The Third Circuit contrasted these cases with another, which involved a "brawl on a permanent floating dock between passengers of two boats." The court held that this type of incident did not pose more than "a fanciful risk" to maritime commerce because it created no risk of obstructing the free passage of ships on navigable waters, no disruption to the water course itself, and no threat to any nearby commercial vessels.

The Third Circuit then concluded that Hargus was more like the case involving brawling passengers than the other cases. It first described the type of activity at issue in Hargus as only a lawyer could — "throwing a small inert object from land at an individual onboard an anchored vessel" — and then concluded:

[T]hrowing an object like a coffee cup from land at  an  individual  standing  on  an  anchored  vessel does not threaten a disruptive effect on maritime commerce because it does not have the potential of disrupting navigation, damaging nearby commercial vessels, or causing a commercial  vessel  to  divert  from  its  course.

Accordingly, the federal court lacked jurisdiction to hear the lawsuit and it had to be dismissed.
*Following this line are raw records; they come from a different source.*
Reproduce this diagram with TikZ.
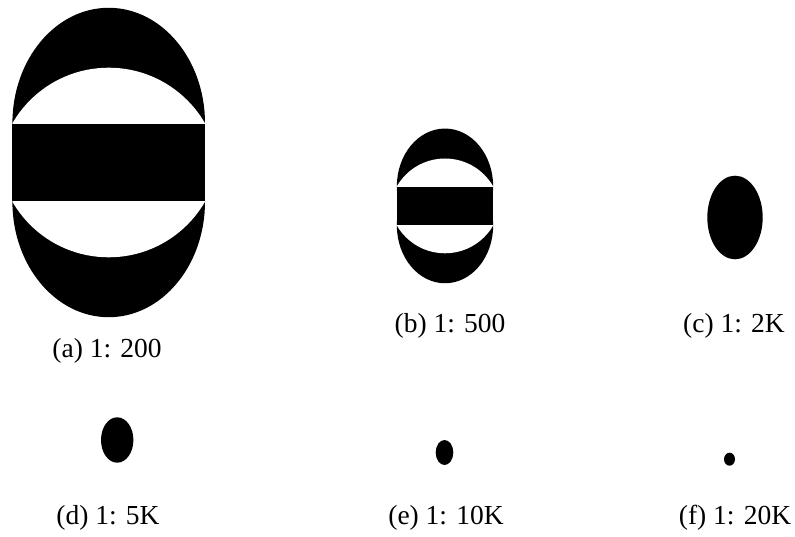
\documentclass[tikz,border=0pt]{standalone}
\usepackage{fontspec}
\setmainfont{Liberation Serif}
\begin{document}
\begin{tikzpicture}[x=1pt,y=-1pt,
  lab/.style={anchor=base,inner sep=0pt,font=\fontsize{27.5}{33}\selectfont},
  blob/.style={fill=black},
  lensfig/.pic={
    % capsule: half-ellipse top, band, half-ellipse bottom
    \fill[black] (0,-39.2) ellipse [x radius=96.3, y radius=115.5];
    \fill[black] (0,39.2) ellipse [x radius=96.3, y radius=115.5];
    \fill[black] (-96.3,-39.2) rectangle (96.3,39.2);
    \begin{scope}
      \clip (0,-39.2) ellipse [x radius=96.3, y radius=115.5];
      \clip (-110,-39.2) rectangle (110,-170);
      \fill[white] (0,16.4) circle [radius=111.2];
    \end{scope}
    \begin{scope}
      \clip (0,39.2) ellipse [x radius=96.3, y radius=115.5];
      \clip (-110,39.2) rectangle (110,170);
      \fill[white] (0,-16.4) circle [radius=111.2];
    \end{scope}
  }]
\useasboundingbox (0,0) rectangle (795,537);
% shapes
\pic at (108.7,162.5) {lensfig};
\pic[scale=0.5] at (445,205.9) {lensfig};
\fill[blob] (735,217.5) ellipse [x radius=27.7, y radius=41.8];
\fill[blob] (117.2,440) ellipse [x radius=16.2, y radius=22.7];
\fill[blob] (444.5,452.5) ellipse [x radius=8.8, y radius=12.5];
\fill[blob] (729.5,459.2) ellipse [x radius=5.5, y radius=6.5];
% captions
\node[lab] (la) at (107,357.3) {(a) 1: 200};
\node[lab] (lb) at (450,332) {(b) 1: 500};
\node[lab] (lc) at (734,332) {(c) 1: 2K};
\node[lab] (ld) at (108,524) {(d) 1: 5K};
\node[lab] (le) at (446,524) {(e) 1: 10K};
\node[lab] (lf) at (735,524) {(f) 1: 20K};
\end{tikzpicture}
\end{document}
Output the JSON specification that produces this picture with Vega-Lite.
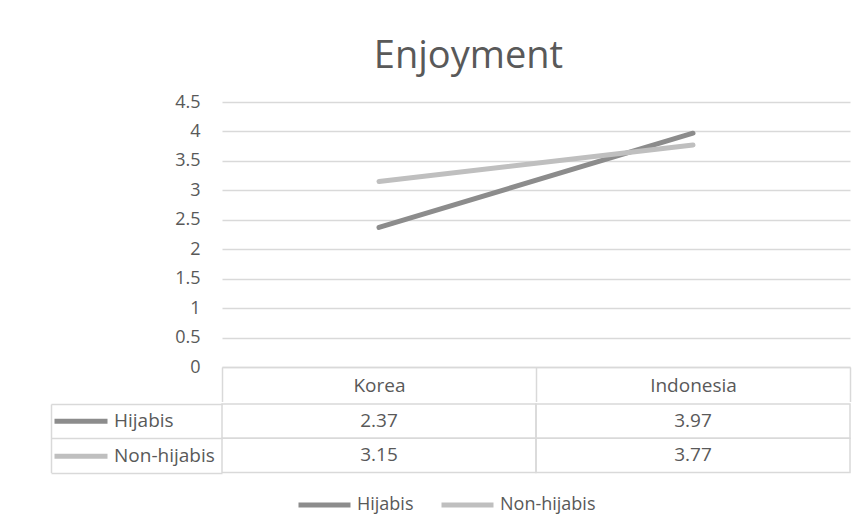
{
  "$schema": "https://vega.github.io/schema/vega-lite/v6.json",
  "background": "white",
  "padding": {"left": 50, "top": 38, "right": 10, "bottom": 10},
  "config": {"font": "Open Sans", "view": {"stroke": null}},
  "title": {"text": "Enjoyment", "fontSize": 38, "fontWeight": "normal", "color": "#595959", "anchor": "middle", "offset": 17, "dx": 18},
  "datasets": {
    "enj": [
      {"country": "Korea", "group": "Hijabis", "value": 2.37},
      {"country": "Indonesia", "group": "Hijabis", "value": 3.97},
      {"country": "Korea", "group": "Non-hijabis", "value": 3.15},
      {"country": "Indonesia", "group": "Non-hijabis", "value": 3.77}
    ]
  },
  "spacing": 0,
  "resolve": {"scale": {"stroke": "independent"}},
  "vconcat": [
    {
      "width": 628,
      "height": 265,
      "data": {"name": "enj"},
      "mark": {"type": "line", "strokeWidth": 5, "strokeCap": "round"},
      "encoding": {
        "x": {
          "field": "country", "type": "nominal", "sort": ["Korea", "Indonesia"],
          "scale": {"type": "band", "paddingInner": 0, "paddingOuter": 0},
          "axis": {
            "title": null, "orient": "bottom",
            "domain": true, "domainColor": "#d9d9d9", "domainWidth": 1.5,
            "ticks": true, "tickBand": "extent", "tickSize": 34.5, "tickColor": "#d9d9d9", "tickWidth": 1.5,
            "labelFontSize": 19, "labelColor": "#595959", "labelBaseline": "middle", "labelPadding": -16,
            "labelAngle": 0
          }
        },
        "y": {
          "field": "value", "type": "quantitative",
          "scale": {"domain": [0, 4.5], "nice": false},
          "axis": {
            "title": null, "values": [0, 0.5, 1, 1.5, 2, 2.5, 3, 3.5, 4, 4.5], "format": "~g",
            "grid": true, "gridColor": "#d9d9d9", "gridWidth": 1.5,
            "domain": false, "ticks": false,
            "labelPadding": 22, "labelFontSize": 18, "labelColor": "#595959"
          }
        },
        "color": {
          "field": "group", "type": "nominal",
          "scale": {"domain": ["Hijabis", "Non-hijabis"], "range": ["#8c8c8c", "#bfbfbf"]},
          "legend": {
            "title": null, "orient": "none", "legendX": 74, "legendY": 393, "direction": "horizontal",
            "symbolType": "stroke", "symbolSize": 2704, "symbolStrokeWidth": 5,
            "clipHeight": 20, "columnPadding": 25,
            "labelFontSize": 18, "labelColor": "#595959", "labelOffset": 4
          }
        }
      }
    },
    {
      "width": 628,
      "height": 68.5,
      "data": {"name": "enj"},
      "encoding": {
        "x": {
          "field": "country", "type": "nominal", "sort": ["Korea", "Indonesia"],
          "scale": {"type": "band", "paddingInner": 0, "paddingOuter": 0},
          "axis": null
        },
        "y": {
          "field": "group", "type": "nominal", "sort": ["Hijabis", "Non-hijabis"],
          "scale": {"type": "band", "paddingInner": 0, "paddingOuter": 0},
          "axis": {
            "title": null, "orient": "left", "offset": 171,
            "domain": true, "domainColor": "#d9d9d9", "domainWidth": 1.5,
            "ticks": true, "tickBand": "extent", "tickSize": -171, "tickColor": "#d9d9d9", "tickWidth": 1.5,
            "labels": false
          }
        }
      },
      "layer": [
        {
          "mark": {"type": "rect", "fill": null, "stroke": "#d9d9d9", "strokeWidth": 1.5}
        },
        {
          "mark": {"type": "text", "fontSize": 19, "color": "#595959", "baseline": "middle", "align": "center"},
          "encoding": {"text": {"field": "value", "type": "quantitative", "format": ".2f"}}
        },
        {
          "mark": {"type": "line", "opacity": 0, "strokeWidth": 5},
          "encoding": {
            "stroke": {
              "field": "group", "type": "nominal",
              "scale": {"domain": ["Hijabis", "Non-hijabis"], "range": ["#8c8c8c", "#bfbfbf"]},
              "legend": {
                "title": null, "orient": "left", "direction": "vertical", "offset": -165,
                "symbolType": "stroke", "symbolSize": 2809, "symbolStrokeWidth": 5, "symbolOpacity": 1,
                "clipHeight": 34.25, "rowPadding": 0,
                "labelFontSize": 19, "labelColor": "#595959", "labelOffset": 4
              }
            }
          }
        }
      ]
    }
  ]
}
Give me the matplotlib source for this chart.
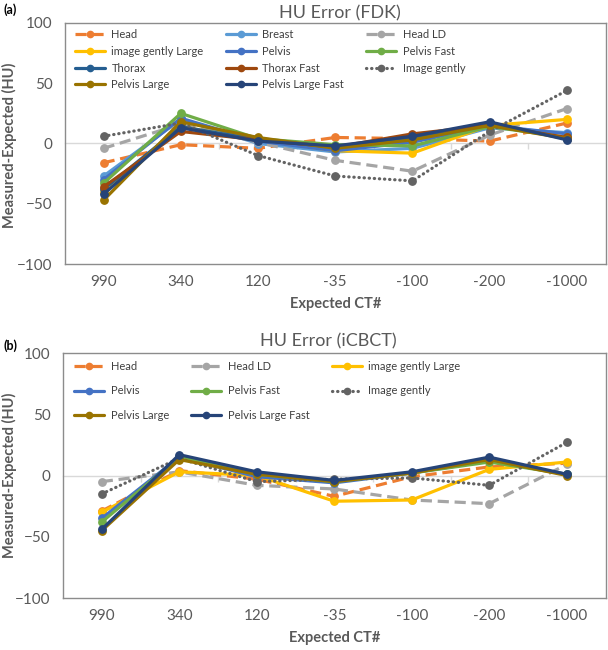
import matplotlib
matplotlib.use("Agg")
import matplotlib.pyplot as plt

plt.rcParams['font.family'] = ['Lato', 'DejaVu Sans']

ct_labels = ["990", "340", "120", "-35", "-100", "-200", "-1000"]

# FDK: measured - expected (HU)
fdk_head = [-16, -1, -4, 5, 4, 2, 17]
fdk_breast = [-27, 20, 0, -7, -4, 13, 9]
fdk_head_ld = [-4, 16, 1, -14, -23, 7, 29]
fdk_ig_large = [-40, 14, 3, -6, -8, 15, 20]
fdk_pelvis = [-30, 21, 2, -6, 1, 15, 8]
fdk_pelvis_fast = [-33, 25, 4, -1, -2, 14, 5]
fdk_thorax = [-38, 14, 3, -3, 4, 17, 4]
fdk_thorax_fast = [-36, 10, 3, -3, 8, 15, 5]
fdk_image_gently = [6, 17, -10, -27, -31, 10, 44]
fdk_pelvis_large = [-47, 18, 5, -4, 3, 15, 4]
fdk_pelvis_large_fast = [-42, 13, 2, -2, 6, 18, 3]

# iCBCT
icbct_head = [-29, 4, -3, -17, -1, 7, 10]
icbct_head_ld = [-5, 3, -8, -11, -20, -23, 9]
icbct_ig_large = [-30, 3, 0, -21, -20, 5, 11]
icbct_pelvis = [-35, 15, -1, -6, 2, 12, 1]
icbct_pelvis_fast = [-38, 15, 1, -5, 2, 11, 1]
icbct_image_gently = [-15, 14, -5, -3, -2, -8, 27]
icbct_pelvis_large = [-45, 13, 1, -5, 2, 13, 0]
icbct_pelvis_large_fast = [-44, 17, 3, -4, 3, 15, 1]

DASH = (0, (3.5, 1.8))
DOT = (0, (0.1, 1.5))
styles = {
    "Head": ("#ED7D31", DASH),
    "Breast": ("#5B9BD5", "-"),
    "Head LD": ("#A5A5A5", DASH),
    "image gently Large": ("#FFC000", "-"),
    "Pelvis": ("#4472C4", "-"),
    "Pelvis Fast": ("#70AD47", "-"),
    "Thorax": ("#255E91", "-"),
    "Thorax Fast": ("#9E480E", "-"),
    "Image gently": ("#636363", DOT),
    "Pelvis Large": ("#997300", "-"),
    "Pelvis Large Fast": ("#264478", "-"),
}

fdk_series = [
    ("Head", fdk_head), ("Breast", fdk_breast), ("Head LD", fdk_head_ld),
    ("image gently Large", fdk_ig_large), ("Pelvis", fdk_pelvis),
    ("Pelvis Fast", fdk_pelvis_fast), ("Thorax", fdk_thorax),
    ("Thorax Fast", fdk_thorax_fast), ("Image gently", fdk_image_gently),
    ("Pelvis Large", fdk_pelvis_large), ("Pelvis Large Fast", fdk_pelvis_large_fast),
]
icbct_series = [
    ("Head", icbct_head), ("Head LD", icbct_head_ld),
    ("image gently Large", icbct_ig_large), ("Pelvis", icbct_pelvis),
    ("Pelvis Fast", icbct_pelvis_fast), ("Image gently", icbct_image_gently),
    ("Pelvis Large", icbct_pelvis_large), ("Pelvis Large Fast", icbct_pelvis_large_fast),
]

TEXT = "#595959"
W, H = 608, 650


def draw_panel(ax, series, row_gap, anchor):
    x = list(range(len(ct_labels)))
    handles = []
    for name, values in series:
        color, ls = styles[name]
        line, = ax.plot(x, values, color=color, linestyle=ls, lw=2.3,
                        marker='o', ms=5.3, label=name,
                        solid_joinstyle='round', solid_capstyle='round',
                        dash_capstyle='round' if ls is DOT else 'butt')
        handles.append(line)

    ax.set_xlim(-0.5, len(ct_labels) - 0.5)
    ax.set_ylim(-100, 100)
    ax.set_yticks([-100, -50, 0, 50, 100])
    ax.set_xticks(x)
    ax.set_xticklabels(ct_labels)
    ax.tick_params(length=0, labelsize=11, labelcolor=TEXT)
    ax.tick_params(axis='y', pad=9)
    ax.tick_params(axis='x', pad=8)
    for sp in ax.spines.values():
        sp.set_color('#8c8c8c')
        sp.set_linewidth(1)

    # category axis crossing at zero (Excel style)
    zero_axis = ax.secondary_xaxis(0.5)
    zero_axis.set_alignment('bottom')
    zero_axis.set_xticks([i + 0.5 for i in range(len(ct_labels) - 1)])
    zero_axis.tick_params(length=4, width=1, color='#d9d9d9', direction='out',
                          labelbottom=False)
    zero_axis.spines['bottom'].set_color('#d9d9d9')
    zero_axis.spines['bottom'].set_linewidth(1)

    # Excel fills legend rows first, matplotlib fills columns
    n = len(handles)
    order = [i for c in range(3) for i in range(c, n, 3)]
    ax.legend([handles[i] for i in order], [handles[i].get_label() for i in order],
              ncol=3, loc='upper left', bbox_to_anchor=anchor, frameon=False,
              fontsize=8, handlelength=2.7, handletextpad=0.6, markerscale=0.85,
              columnspacing=2.0, labelspacing=row_gap, borderpad=0,
              borderaxespad=0, labelcolor='#404040')

    ax.set_xlabel("Expected CT#", fontsize=10.5, fontweight='bold', color=TEXT, labelpad=6)


fig = plt.figure(figsize=(W / 100, H / 100), dpi=100)

ax1 = fig.add_axes([65 / W, 1 - 264 / H, 540.5 / W, 241 / H])
draw_panel(ax1, fdk_series, 0.52, (0.018, 0.975))
ax2 = fig.add_axes([63 / W, 1 - 598 / H, 542.5 / W, 245 / H])
draw_panel(ax2, icbct_series, 1.22, (0.02, 0.968))

fig.text(340 / W, 1 - 13 / H, "HU Error (FDK)", ha='center', va='center',
         fontsize=13, color=TEXT)
fig.text(328 / W, 1 - 341 / H, "HU Error (iCBCT)", ha='center', va='center',
         fontsize=13, color=TEXT)
fig.text(3 / W, 1 - 10 / H, "(a)", ha='left', va='center', fontsize=9, fontweight='bold')
fig.text(3 / W, 1 - 346 / H, "(b)", ha='left', va='center', fontsize=9, fontweight='bold')
fig.text(9 / W, 1 - 145 / H, "Measured-Expected (HU)", rotation=90, ha='center',
         va='center', fontsize=10.5, fontweight='bold', color=TEXT)
fig.text(9 / W, 1 - 475 / H, "Measured-Expected (HU)", rotation=90, ha='center',
         va='center', fontsize=10.5, fontweight='bold', color=TEXT)

fig.savefig("out.png", dpi=100)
[PRACTICE POINTER: Couldn't the defendants argue that plaintiff assumed the risk that he might get hurt when he agreed to sale on a boat owned by an entity called "Ferocious and Impetuous," considering that "ferocious" means "fierce or violent" and "impetuous" means "done quickly and without thought"? The name of the company seems to have predicted what happened here — tossing beer cans and coffee cups at someone on the boat from the beach.]